Federal Trade Commission: Public Conference
Factors That Affect Prices of Refined Petroleum Products
August 2, 2001
Comments by Larry Chretien, Massachusetts Energy Consumers Alliance (Mass Energy)
Mass Energy is a nonprofit organization with a dual mission of energy affordability and environmental sustainability. Began in 1982 with 200 members, today we have almost 7000 throughout eastern and central Massachusetts. Our largest program is heating oil - we negotiate contracts with sixteen retail heating oil dealers. Last winter, our members saved 28 cents per gallon compared to the state's average (saving members $200-$400 for the year). Our contracts are cost plus, meaning wholesale plus a fixed "margin over rack".
Mass Energy is concerned about heating oil, not gasoline. But experiences across the nation indicate that there can be regional differences with respect to gasoline that cannot be explained by supply and demand alone. Midwestern congressman who cared little about our heating oil spike in 2000 cared a lot about gasoline a few months later. California saw gasoline spikes too. New England is now experiencing higher gasoline prices than the rest of the country for reasons that EIA cannot yet explain (Boston Globe, July 22, 2001).
The retail oil heating industry is very competitive in Massachusetts with many sellers. There are about 1 million oil heat households in MA, but very few dealers have more than 10,000 customers, most have less than 5000. Wide range in price and business pra ctices - something for everyone. State officials should be able to address illegal retail activity. But see point #6 below.
In January 2000, wholesale prices in New England skyrocketed, even though we had experienced almost record warmth until mid-January. Every penny of increase in the retail price for distillates (heating oil and diesel) was attributed to the wholesale price spike. Retail margins actually fell and crude prices were stable for several months before and after. Weather was a factor, but not enough. The distillate inventory drew down because wholesalers did not adequately purchase oil in anticipation of winter in New England - a "phenomenon" that we have experienced more than once.
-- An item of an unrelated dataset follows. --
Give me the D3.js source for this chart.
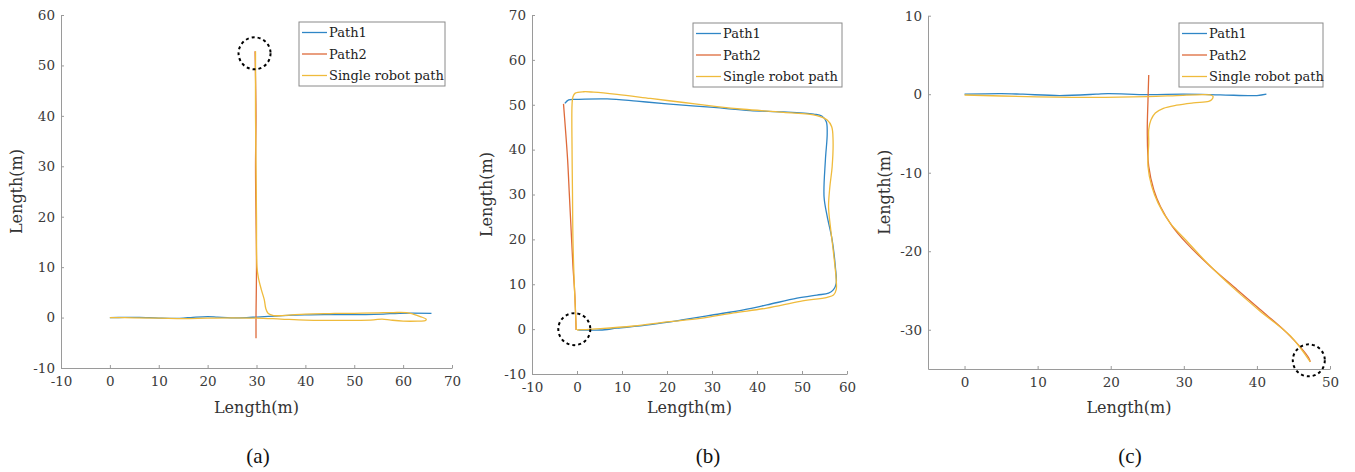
<!DOCTYPE html>
<html>
<head>
<meta charset="utf-8">
<script src="https://cdn.jsdelivr.net/npm/d3@7"></script>
<style>
  body { margin: 0; background: #fff; }
  svg { display: block; }
  .axis path, .axis line { stroke: #9a9a9a; }
  .axis text { fill: #3a3a3a; font-family: "DejaVu Serif", serif; font-size: 13.5px; }
  .title { fill: #333; font-family: "DejaVu Serif", serif; font-size: 16px; }
  .legend text { fill: #222; font-family: "DejaVu Serif", serif; font-size: 13px; }
  .caption { fill: #111; font-family: "Liberation Serif", serif; font-size: 21px; }
</style>
</head>
<body>
<svg id="chart" width="1355" height="472"></svg>
<script>
// series names and colours (MATLAB defaults, slightly softened)
const seriesNames = ["Path1", "Path2", "Single robot path"];
const seriesColors = ["#2f86c6", "#de6a3a", "#efbb3c"];

// (a) straight line test
const aXDomain = [-10, 70];
const aYDomain = [-10, 60];
const aXTicks = [-10, 0, 10, 20, 30, 40, 50, 60, 70];
const aYTicks = [-10, 0, 10, 20, 30, 40, 50, 60];
const aPath1 = [[0,0],[3,0.02],[6,0.05],[10,-0.1],[14.3,-0.15],[17,0.05],[20,0.2],[22,0.1],[24.8,-0.05],[28,0],[30,0.1],[34,0.3],[37.5,0.5],[41,0.55],[45.6,0.6],[50,0.6],[52.4,0.6],[56,0.7],[59.2,0.85],[65.8,0.85]];
const aPath2 = [[29.9,-4.1],[29.9,0],[30,10],[29.9,20],[29.8,30],[29.9,40],[29.7,52.8]];
const aSingle = [[0,0],[5,-0.05],[10,-0.1],[15,-0.2],[20,-0.1],[25,-0.05],[30,-0.1],[35,-0.3],[40,-0.5],[45,-0.55],[50,-0.55],[54,-0.45],[55.7,-0.3],[57.5,-0.5],[60,-0.7],[63,-0.7],[64.6,-0.6],[64.7,-0.3],[63.5,0.2],[62,0.7],[60.7,0.97],[58,1.0],[55,0.95],[50,0.85],[45,0.8],[40,0.7],[36,0.45],[33.5,0.4],[32.4,0.8],[31.9,1.8],[31.6,3.5],[31,5.5],[30.4,7.8],[30.1,10],[30,20],[29.9,30],[29.8,40],[29.8,52.8]];

// (b) loop test
const bXDomain = [-10, 60];
const bYDomain = [-10, 70];
const bXTicks = [-10, 0, 10, 20, 30, 40, 50, 60];
const bYTicks = [-10, 0, 10, 20, 30, 40, 50, 60, 70];
const bPath1 = [[0.3,-0.2],[3,-0.2],[5.2,-0.2],[8.9,0.2],[16.3,1],[23.7,2.1],[30.4,3.2],[37,4.3],[42.2,5.4],[48.9,6.9],[53.3,7.6],[55.9,8],[57,8.8],[57.6,10.2],[57.4,14],[56.7,19.9],[55.6,25.1],[54.9,29.5],[55.2,37.7],[55.6,43.6],[55.4,46.2],[54.4,47.5],[52.6,47.9],[45.9,48.4],[38.5,48.7],[30.4,49.4],[20,50.2],[13.3,50.8],[6.7,51.3],[0,51.2],[-1.85,51.1],[-2.7,50.3]];
const bPath2 = [[-3,50.2],[-2.6,45],[-2.1,38],[-1.7,30],[-1.3,22],[-0.9,14],[-0.5,8],[-0.3,3],[-0.2,-0.2]];
const bSingle = [[0,-0.2],[1.5,-0.1],[5.2,0.1],[12.6,0.7],[20,1.6],[27.4,2.4],[34.8,3.6],[42.2,4.7],[49.6,6.2],[55.6,7.1],[57,7.6],[57.6,8.8],[57.6,11],[57,17],[56.3,22.9],[55.9,27.3],[56.2,31.8],[56.7,36.2],[56.9,42.2],[56.6,45.1],[55.6,46.6],[53.3,47.6],[45.9,48.3],[37,49],[31.1,49.6],[23.7,50.5],[16.3,51.4],[8.9,52.3],[3.7,52.8],[1.5,52.9],[-0.4,52.6],[-0.9,51.8],[-1.1,50],[-1.1,40],[-1,30],[-0.9,20],[-0.6,10],[-0.3,3],[-0.15,-0.2]];

// (c) turning test
const cXDomain = [-5, 50];
const cYDomain = [-35, 10];
const cXTicks = [0, 10, 20, 30, 40, 50];
const cYTicks = [-30, -20, -10, 0, 10];
const cPath1 = [[0,0],[5,0.08],[8,0],[13,-0.17],[18,0],[19.6,0.08],[25,-0.05],[30,0],[35,-0.08],[40,-0.17],[41.3,0]];
const cPath2 = [[25.2,2.46],[25.1,-0.7],[25,-5],[25.2,-9.2],[25.9,-12.2],[26.8,-14.3],[28.4,-16.8],[30.4,-19],[33.6,-21.9],[37.3,-24.9],[40.4,-27.4],[44.1,-30.4],[47.1,-33.6],[47.3,-34.1]];
const cSingle = [[0,-0.1],[8.5,-0.3],[17.6,-0.4],[25,-0.3],[29,-0.17],[32.7,-0.05],[33.6,-0.1],[34,-0.3],[33.8,-0.7],[33.4,-0.9],[31.3,-1.1],[29,-1.4],[27.2,-1.8],[26.1,-2.4],[25.5,-3.3],[25.2,-4.5],[25.2,-6.2],[25.1,-9.2],[25.6,-11.7],[26.5,-13.9],[28.1,-16.4],[30.2,-18.5],[33.2,-21.5],[36.8,-24.7],[40.4,-27.6],[44.6,-30.8],[47.3,-34.1]];

// dashed circle markers (data coords)
const markers = [[29.6, 52.4], [-0.6, 0], [47.1, -33.9]];
const captions = ["(a)", "(b)", "(c)"];

const panels = [
  { xd: aXDomain, yd: aYDomain, xt: aXTicks, yt: aYTicks, series: [aPath1, aPath2, aSingle],
    box: { l: 61, r: 452, t: 15, b: 368 }, leg: { x: 299, y: 22, w: 146 }, ylabX: 17, capX: 258 },
  { xd: bXDomain, yd: bYDomain, xt: bXTicks, yt: bYTicks, series: [bPath1, bPath2, bSingle],
    box: { l: 532, r: 847, t: 15, b: 374 }, leg: { x: 693, y: 23, w: 149 }, ylabX: 487, capX: 708 },
  { xd: cXDomain, yd: cYDomain, xt: cXTicks, yt: cYTicks, series: [cPath1, cPath2, cSingle],
    box: { l: 928, r: 1330, t: 15.7, b: 369 }, leg: { x: 1179, y: 23, w: 144 }, ylabX: 885, capX: 1130 }
];

const svg = d3.select("#chart");

panels.forEach((p, i) => {
  const x = d3.scaleLinear().domain(p.xd).range([p.box.l, p.box.r]);
  const y = d3.scaleLinear().domain(p.yd).range([p.box.b, p.box.t]);
  const g = svg.append("g");

  g.append("g")
    .attr("class", "axis")
    .attr("transform", `translate(0,${p.box.b})`)
    .call(d3.axisBottom(x).tickValues(p.xt).tickSizeInner(-3).tickSizeOuter(0).tickPadding(8).tickFormat(d3.format("d")));

  g.append("g")
    .attr("class", "axis")
    .attr("transform", `translate(${p.box.l},0)`)
    .call(d3.axisLeft(y).tickValues(p.yt).tickSizeInner(-3).tickSizeOuter(0).tickPadding(6).tickFormat(d3.format("d")));

  g.selectAll(".axis text").text(d => String(d));

  // axis titles
  g.append("text")
    .attr("class", "title")
    .attr("x", (p.box.l + p.box.r) / 2)
    .attr("y", 413)
    .attr("text-anchor", "middle")
    .text("Length(m)");

  g.append("text")
    .attr("class", "title")
    .attr("transform", `translate(${p.ylabX + 5},${(p.box.t + p.box.b) / 2}) rotate(-90)`)
    .attr("text-anchor", "middle")
    .text("Length(m)");

  // paths
  const line = d3.line()
    .x(d => x(d[0]))
    .y(d => y(d[1]))
    .curve(d3.curveCatmullRom.alpha(0.5));

  p.series.forEach((s, k) => {
    g.append("path")
      .datum(s)
      .attr("fill", "none")
      .attr("stroke", seriesColors[k])
      .attr("stroke-width", 1.3)
      .attr("d", line);
  });

  // dashed circle
  g.append("circle")
    .attr("cx", x(markers[i][0]))
    .attr("cy", y(markers[i][1]))
    .attr("r", 16)
    .attr("fill", "none")
    .attr("stroke", "#000")
    .attr("stroke-width", 2)
    .attr("stroke-dasharray", "3,3");

  // legend
  const leg = g.append("g").attr("class", "legend").attr("transform", `translate(${p.leg.x},${p.leg.y})`);
  leg.append("rect")
    .attr("width", p.leg.w).attr("height", 64)
    .attr("fill", "#fff").attr("stroke", "#8a8a8a").attr("stroke-width", 1);
  seriesNames.forEach((n, k) => {
    const ly = 10.5 + k * 21.5;
    leg.append("line")
      .attr("x1", 3).attr("x2", 28).attr("y1", ly).attr("y2", ly)
      .attr("stroke", seriesColors[k]).attr("stroke-width", 1.3);
    leg.append("text")
      .attr("x", 30).attr("y", ly + 4.5)
      .text(n);
  });

  // caption
  svg.append("text")
    .attr("class", "caption")
    .attr("x", p.capX)
    .attr("y", 463)
    .attr("text-anchor", "middle")
    .text(captions[i]);
});
</script>
</body>
</html>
In the last several years however, heating oil supplies and prices have become far more volatile - manifested in the wholesale price of heating oil, which is NOT as competitive as the retail end - fewer suppliers, smaller price range, similar practices, etc. Actually, the wholesale price is reflective of refining costs, trading costs, transportation to Boston, and the wholesaler's margin. FTC should focus on these actors in the supply chain.
The industry has shifted to more of "just in time" production schedule - meaning that they are not carrying the risk of having too much refined inventory - they are passing that risk onto consumers. This is causing the volatility that we are now seeing. Is this an issue for FTC? It is an issue for consumers.
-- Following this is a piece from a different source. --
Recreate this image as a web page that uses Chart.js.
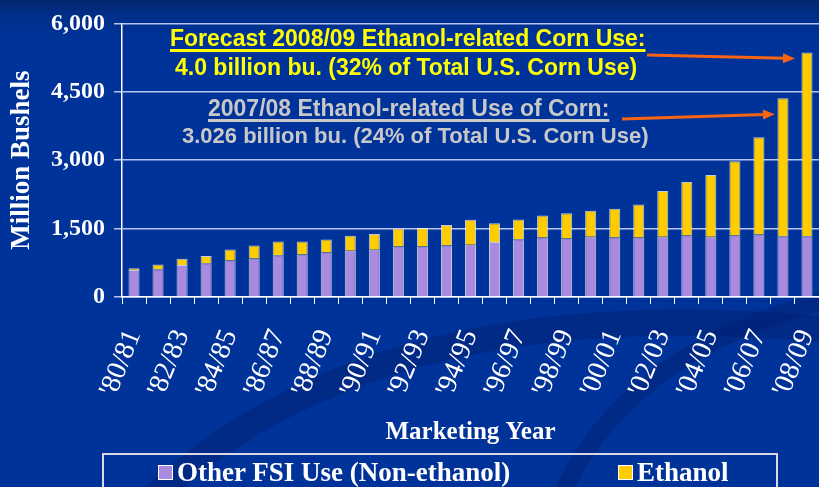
<!DOCTYPE html>
<html>
<head>
<meta charset="utf-8">
<script src="https://cdn.jsdelivr.net/npm/chart.js@4"></script>
<style>
  html, body { margin: 0; padding: 0; }
  body {
    width: 819px; height: 487px; overflow: hidden; position: relative;
    background: linear-gradient(180deg, #00266e 0px, #002f8a 16px, #003399 40px, #003399 100%);
  }
  #wrap { position: absolute; left: 0; top: 0; width: 819px; height: 487px; }
  .note { position: absolute; font-family: "Liberation Sans", Arial, sans-serif; font-weight: bold; font-size: 23px; white-space: nowrap; line-height: 1; }
  .yellow { color: #ffff00; }
  .gray { color: #c8c8c8; }
  .ul { text-decoration: underline; text-decoration-thickness: 3px; text-underline-offset: 3px; }
  #legend {
    position: absolute; left: 102px; top: 453px; width: 672px; height: 40px;
    border: 2px solid #d8d8e8; border-bottom: none;
    font-family: "Liberation Serif", "Times New Roman", serif; font-weight: bold; font-size: 27px; color: #fff;
  }
  #legend span.item { position: absolute; top: 2px; }
  #legend i { display: inline-block; width: 13px; height: 13px; border: 1px solid #fff; margin-right: 4px; vertical-align: 1px; }
</style>
</head>
<body>
<div id="wrap"><canvas id="cornChart" width="819" height="487"></canvas></div>

<div class="note yellow ul" style="left:170px; top:27px;">Forecast 2008/09 Ethanol-related Corn Use:</div>
<div class="note yellow" style="left:175px; top:56px;">4.0 billion bu. (32% of Total U.S. Corn Use)</div>
<div class="note gray ul" style="left:208px; top:97px;">2007/08 Ethanol-related Use of Corn:</div>
<div class="note gray" style="left:182px; top:125px; font-size:22px;">3.026 billion bu. (24% of Total U.S. Corn Use)</div>

<div id="legend">
  <span class="item" style="left:54px;"><i style="background:#a98ade"></i>Other FSI Use (Non-ethanol)</span>
  <span class="item" style="left:514px;"><i style="background:#ffcc00"></i>Ethanol</span>
</div>

<script>
// Marketing years, 1980/81 through 2008/09 (forecast)
const years = ["'80/81", "'81/82", "'82/83", "'83/84", "'84/85", "'85/86", "'86/87", "'87/88",
    "'88/89", "'89/90", "'90/91", "'91/92", "'92/93", "'93/94", "'94/95", "'95/96", "'96/97",
    "'97/98", "'98/99", "'99/00", "'00/01", "'01/02", "'02/03", "'03/04", "'04/05", "'05/06",
    "'06/07", "'07/08", "'08/09"];

// Million bushels
const otherFsi = [590, 610, 700, 740, 800, 845, 915, 930, 975, 1015, 1035, 1110, 1110, 1130,
    1145, 1205, 1265, 1305, 1285, 1320, 1305, 1305, 1320, 1350, 1320, 1350, 1370, 1330, 1330];
const ethanol = [40, 100, 140, 160, 240, 285, 300, 285, 285, 330, 345, 390, 405, 450,
    550, 415, 435, 480, 550, 570, 630, 725, 1005, 1170, 1355, 1625, 2135, 3030, 4030];

const yTicks = [0, 1500, 3000, 4500, 6000];

const serif = '"Liberation Serif", "Times New Roman", serif';
const gridColor = 'rgba(215, 222, 255, 0.85)';

// faint swooshes from the slide template, behind everything
const backdrop = {
    id: 'backdrop',
    beforeDraw(chart) {
        const c = chart.ctx;
        c.save();
        c.strokeStyle = 'rgba(0, 30, 110, 0.45)';
        c.lineWidth = 26;
        c.beginPath();
        c.moveTo(150, 500);
        c.bezierCurveTo(300, 360, 520, 300, 830, 330);
        c.stroke();
        c.lineWidth = 18;
        c.beginPath();
        c.moveTo(560, 500);
        c.bezierCurveTo(600, 400, 700, 330, 830, 300);
        c.stroke();
        c.restore();
    }
};

// orange arrows pointing at the last two bars
const arrows = {
    id: 'arrows',
    afterDatasetsDraw(chart) {
        const x = chart.scales.x, y = chart.scales.y, c = chart.ctx;
        const n = years.length;
        const top = i => y.getPixelForValue(otherFsi[i] + ethanol[i]);
        const drawArrow = (x0, y0, x1, y1) => {
            const a = Math.atan2(y1 - y0, x1 - x0);
            c.beginPath();
            c.moveTo(x0, y0);
            c.lineTo(x1 - 10 * Math.cos(a), y1 - 10 * Math.sin(a));
            c.stroke();
            c.beginPath();
            c.moveTo(x1, y1);
            c.lineTo(x1 - 12 * Math.cos(a) + 5 * Math.sin(a), y1 - 12 * Math.sin(a) - 5 * Math.cos(a));
            c.lineTo(x1 - 12 * Math.cos(a) - 5 * Math.sin(a), y1 - 12 * Math.sin(a) + 5 * Math.cos(a));
            c.closePath();
            c.fill();
        };
        c.save();
        c.strokeStyle = '#f86414';
        c.fillStyle = '#f86414';
        c.lineWidth = 3;
        drawArrow(647, 55, x.getPixelForValue(n - 1) - 12, top(n - 1) + 6);
        drawArrow(622, 119, x.getPixelForValue(n - 2) - 8, top(n - 2) + 16);
        c.restore();
    }
};

new Chart(document.getElementById('cornChart').getContext('2d'), {
    type: 'bar',
    data: {
        labels: years,
        datasets: [{
            label: 'Other FSI Use (Non-ethanol)',
            data: otherFsi,
            backgroundColor: '#a98ade',
            borderColor: 'rgba(255, 255, 255, 0.75)',
            borderWidth: 1,
            barPercentage: 0.46,
            categoryPercentage: 1
        }, {
            label: 'Ethanol',
            data: ethanol,
            backgroundColor: '#ffcc00',
            borderColor: 'rgba(255, 255, 255, 0.75)',
            borderWidth: 1,
            barPercentage: 0.46,
            categoryPercentage: 1
        }]
    },
    options: {
        responsive: false,
        animation: false,
        layout: { padding: { top: 18, right: 0, bottom: 39, left: 0 } },
        plugins: {
            legend: { display: false },
            tooltip: { enabled: false }
        },
        scales: {
            x: {
                stacked: true,
                // keep the plot running to the right edge like the slide
                afterFit: s => { s.height = 151; s.paddingLeft = 0; s.paddingRight = 0; },
                border: { color: '#ffffff', width: 1.5 },
                grid: { drawOnChartArea: false, color: '#ffffff', tickLength: 7 },
                ticks: {
                    autoSkip: false,
                    minRotation: 68,
                    maxRotation: 68,
                    padding: 21,
                    color: '#ffffff',
                    font: { family: serif, size: 28 },
                    callback: (v, i) => (i % 2 === 0 ? years[i] : '')
                },
                title: {
                    display: true,
                    text: 'Marketing Year',
                    color: '#ffffff',
                    font: { family: serif, size: 25, weight: 'bold' },
                    padding: { top: 0, bottom: 0 }
                }
            },
            y: {
                stacked: true,
                min: yTicks[0],
                max: yTicks[yTicks.length - 1],
                afterFit: s => { s.width = 122; },
                afterBuildTicks: s => { s.ticks = yTicks.map(v => ({ value: v })); },
                border: { color: '#ffffff', width: 1.5 },
                grid: { color: gridColor, lineWidth: 1.5, tickLength: 8 },
                ticks: {
                    padding: 9,
                    color: '#ffffff',
                    font: { family: serif, size: 24, weight: 'bold' },
                    callback: v => v.toLocaleString('en-US')
                },
                title: {
                    display: true,
                    text: 'Million Bushels',
                    color: '#ffffff',
                    font: { family: serif, size: 27, weight: 'bold' },
                    padding: { top: 6, bottom: 0 }
                }
            }
        }
    },
    plugins: [backdrop, arrows]
});
</script>
</body>
</html>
Wholesale price volatility might be a factor that is now affecting retail competitiveness.
Consumers cannot get good, clear price signals. Trade journals are showing dealers how to make dealers less price sensitive - move customers to automatic delivery, budget plans, fixed price programs, price caps, etc. All of those programs can be offered fairly, but we have seen retail margins rise more than 10 cents in the last two years. To be competitive, consumers must have good information as well as many sellers.
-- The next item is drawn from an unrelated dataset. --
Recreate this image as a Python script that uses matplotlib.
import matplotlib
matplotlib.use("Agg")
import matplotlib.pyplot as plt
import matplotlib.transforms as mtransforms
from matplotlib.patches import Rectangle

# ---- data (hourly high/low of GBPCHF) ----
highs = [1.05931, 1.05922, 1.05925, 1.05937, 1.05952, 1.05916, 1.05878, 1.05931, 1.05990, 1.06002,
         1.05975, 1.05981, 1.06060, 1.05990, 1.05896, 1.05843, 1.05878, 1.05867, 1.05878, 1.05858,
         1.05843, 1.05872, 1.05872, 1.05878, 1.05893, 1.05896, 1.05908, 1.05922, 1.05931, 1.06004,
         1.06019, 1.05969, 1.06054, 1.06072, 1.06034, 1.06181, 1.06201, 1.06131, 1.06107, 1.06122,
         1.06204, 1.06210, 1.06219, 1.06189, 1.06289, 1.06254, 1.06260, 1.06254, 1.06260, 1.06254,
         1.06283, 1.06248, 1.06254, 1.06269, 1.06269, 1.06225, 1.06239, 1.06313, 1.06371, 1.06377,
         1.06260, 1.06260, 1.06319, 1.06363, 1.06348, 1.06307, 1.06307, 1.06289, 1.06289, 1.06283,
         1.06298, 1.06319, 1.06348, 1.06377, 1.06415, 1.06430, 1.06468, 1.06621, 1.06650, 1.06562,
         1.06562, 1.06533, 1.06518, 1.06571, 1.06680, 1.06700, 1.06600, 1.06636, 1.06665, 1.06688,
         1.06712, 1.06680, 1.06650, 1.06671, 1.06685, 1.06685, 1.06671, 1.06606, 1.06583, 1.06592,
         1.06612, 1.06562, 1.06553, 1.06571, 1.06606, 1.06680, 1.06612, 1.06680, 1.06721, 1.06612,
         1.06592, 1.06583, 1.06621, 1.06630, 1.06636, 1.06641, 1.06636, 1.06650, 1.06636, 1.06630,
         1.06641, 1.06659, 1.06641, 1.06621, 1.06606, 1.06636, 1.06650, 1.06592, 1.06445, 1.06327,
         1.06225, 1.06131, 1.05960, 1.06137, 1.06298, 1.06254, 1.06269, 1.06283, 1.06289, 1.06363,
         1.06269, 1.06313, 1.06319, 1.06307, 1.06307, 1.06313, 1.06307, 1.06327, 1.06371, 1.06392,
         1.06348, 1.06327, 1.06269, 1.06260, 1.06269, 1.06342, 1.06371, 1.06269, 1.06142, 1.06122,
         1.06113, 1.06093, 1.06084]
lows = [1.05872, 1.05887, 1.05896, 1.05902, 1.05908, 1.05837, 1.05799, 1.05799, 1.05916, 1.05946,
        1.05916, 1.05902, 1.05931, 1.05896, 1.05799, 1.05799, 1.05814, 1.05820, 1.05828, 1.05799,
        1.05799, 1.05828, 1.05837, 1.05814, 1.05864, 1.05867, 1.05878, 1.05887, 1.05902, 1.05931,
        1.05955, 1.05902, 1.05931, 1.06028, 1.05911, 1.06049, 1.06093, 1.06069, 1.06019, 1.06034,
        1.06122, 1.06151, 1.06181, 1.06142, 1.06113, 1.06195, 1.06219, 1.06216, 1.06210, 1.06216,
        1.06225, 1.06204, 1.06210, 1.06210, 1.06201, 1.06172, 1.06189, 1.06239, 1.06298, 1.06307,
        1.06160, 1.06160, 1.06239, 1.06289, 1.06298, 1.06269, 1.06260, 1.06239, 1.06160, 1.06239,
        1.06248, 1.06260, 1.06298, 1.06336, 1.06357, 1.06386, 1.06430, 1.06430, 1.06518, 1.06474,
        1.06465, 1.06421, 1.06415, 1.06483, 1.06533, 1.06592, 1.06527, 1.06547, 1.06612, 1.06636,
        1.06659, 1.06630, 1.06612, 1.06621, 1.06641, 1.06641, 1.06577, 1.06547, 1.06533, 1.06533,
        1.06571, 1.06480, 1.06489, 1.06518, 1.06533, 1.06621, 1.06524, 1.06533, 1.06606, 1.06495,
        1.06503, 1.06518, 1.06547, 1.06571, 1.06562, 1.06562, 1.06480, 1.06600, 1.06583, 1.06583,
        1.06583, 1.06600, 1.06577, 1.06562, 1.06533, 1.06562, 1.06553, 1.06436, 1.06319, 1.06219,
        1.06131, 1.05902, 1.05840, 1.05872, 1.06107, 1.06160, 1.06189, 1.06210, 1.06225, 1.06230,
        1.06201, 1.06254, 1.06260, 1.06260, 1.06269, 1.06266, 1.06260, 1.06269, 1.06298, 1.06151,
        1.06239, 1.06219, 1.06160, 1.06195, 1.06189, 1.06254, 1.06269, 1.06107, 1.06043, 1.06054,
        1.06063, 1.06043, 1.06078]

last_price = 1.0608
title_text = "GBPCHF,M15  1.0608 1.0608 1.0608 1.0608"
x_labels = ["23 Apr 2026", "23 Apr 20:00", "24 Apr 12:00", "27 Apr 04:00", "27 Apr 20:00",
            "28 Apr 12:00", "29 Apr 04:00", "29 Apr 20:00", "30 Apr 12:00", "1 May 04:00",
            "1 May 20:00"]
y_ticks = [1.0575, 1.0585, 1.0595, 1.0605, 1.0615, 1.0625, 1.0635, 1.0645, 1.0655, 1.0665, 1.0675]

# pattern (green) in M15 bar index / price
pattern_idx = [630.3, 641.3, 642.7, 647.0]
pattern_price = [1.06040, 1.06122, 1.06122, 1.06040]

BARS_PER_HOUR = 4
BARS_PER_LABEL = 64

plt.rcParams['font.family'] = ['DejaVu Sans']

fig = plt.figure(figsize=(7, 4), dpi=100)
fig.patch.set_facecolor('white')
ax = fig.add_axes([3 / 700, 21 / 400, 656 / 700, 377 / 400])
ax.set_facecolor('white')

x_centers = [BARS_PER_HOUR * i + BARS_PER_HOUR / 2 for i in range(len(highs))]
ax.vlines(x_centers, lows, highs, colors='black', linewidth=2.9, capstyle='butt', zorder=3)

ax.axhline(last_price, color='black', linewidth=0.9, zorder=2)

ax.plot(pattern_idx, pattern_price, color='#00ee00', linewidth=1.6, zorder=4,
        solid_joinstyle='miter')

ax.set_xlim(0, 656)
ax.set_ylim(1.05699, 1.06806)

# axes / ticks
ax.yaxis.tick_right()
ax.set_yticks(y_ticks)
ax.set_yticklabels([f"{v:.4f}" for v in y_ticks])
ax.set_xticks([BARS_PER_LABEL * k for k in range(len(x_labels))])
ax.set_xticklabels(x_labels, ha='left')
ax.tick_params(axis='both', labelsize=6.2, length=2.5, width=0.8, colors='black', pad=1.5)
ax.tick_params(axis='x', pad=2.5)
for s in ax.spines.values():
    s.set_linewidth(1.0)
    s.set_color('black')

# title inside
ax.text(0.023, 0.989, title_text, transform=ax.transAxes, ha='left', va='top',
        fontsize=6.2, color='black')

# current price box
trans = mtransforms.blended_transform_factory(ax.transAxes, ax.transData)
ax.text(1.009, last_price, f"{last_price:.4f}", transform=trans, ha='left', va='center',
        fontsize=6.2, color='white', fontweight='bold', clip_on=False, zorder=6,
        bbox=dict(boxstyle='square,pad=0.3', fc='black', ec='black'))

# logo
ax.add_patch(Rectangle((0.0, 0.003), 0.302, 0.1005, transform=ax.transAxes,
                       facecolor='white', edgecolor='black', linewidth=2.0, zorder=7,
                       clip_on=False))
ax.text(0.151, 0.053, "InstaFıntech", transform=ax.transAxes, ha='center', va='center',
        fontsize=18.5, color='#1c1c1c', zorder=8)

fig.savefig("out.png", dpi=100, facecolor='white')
With heating oil and diesel fuel, during peak periods we can see problems similar to what we have seen with electricity and natural gas. The system might be able to function for most of the year, but suppliers have gained too much market power, particularly during peak periods. Some remedies:
FTC oversight and remediation.
Energy efficiency and load management, not just for home heating. Winter-time peaks for electricity and natural gas affect the distillate market greatly. Shave peaks for power and natural gas and affect heating oil markets too (see next point).
Look at the effect of interruptible users of natural gas that shift to distillates at the worst possible times.